I am not willing to sacrifice the veracity of the Holy Scriptures for Aimee Semple McPherson. Her “good deeds” do not make her religion true, any more than they do the philanthropic atheistic charity worker. Her "supernatural" powers do not make her religion true, as the age of miracles was confined to the Early Church. 

Jesus saith unto him, Thomas, because thou hast seen me, thou hast believed: blessed are they that have not seen, and yet have believed. (John 20.29)

The Devil gained by the so-called ministry of Aimee Semple McPherson because the serious ministers of the Church were made to look ineffectual by comparison. Her success before the eyes of the world set the standard by which we live today: we promote the kind of "Christians" that will look good to the ungodly - the ones who feed the poor and heal the sick, but do not uphold the Word of God as the only rule of faith and obedience. 
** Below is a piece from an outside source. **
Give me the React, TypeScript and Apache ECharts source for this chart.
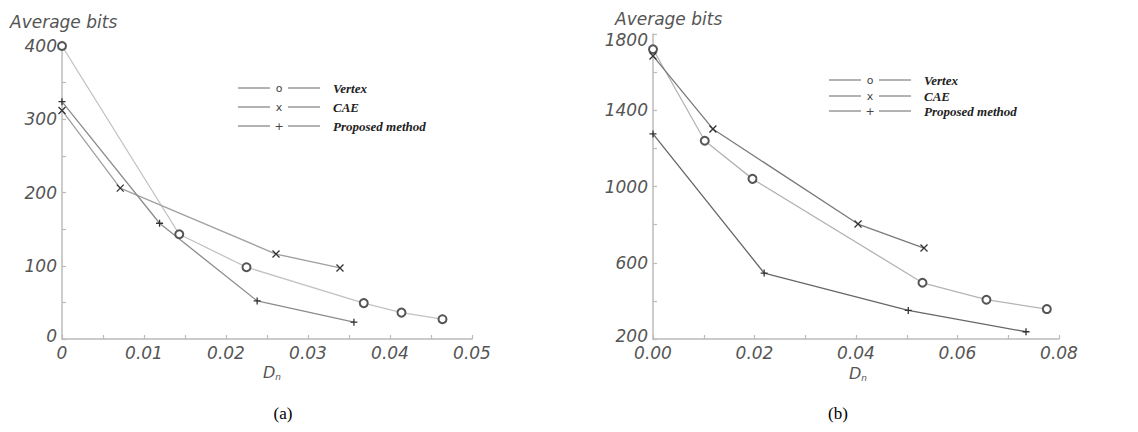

She was, in short, subversive. She gave large-scale promotion to a perversion of Christianity that took root and, grafted into so many Churches, sapped their strength away. She changed positions constantly, and took her worshippers with her. For she was an idol, a mediator to the "truth". She initiated a cult that spoke often of the Lord Jesus Christ, while at the same time refusing to obey his commandments. Art was elevated to a divine sacrament. Worship became a fun fair spectacle. She did not honour her parents, or even seem to notice when her father died. She was deceived and she was a deceiver. Her success came about because so many people wanted to be deceived too.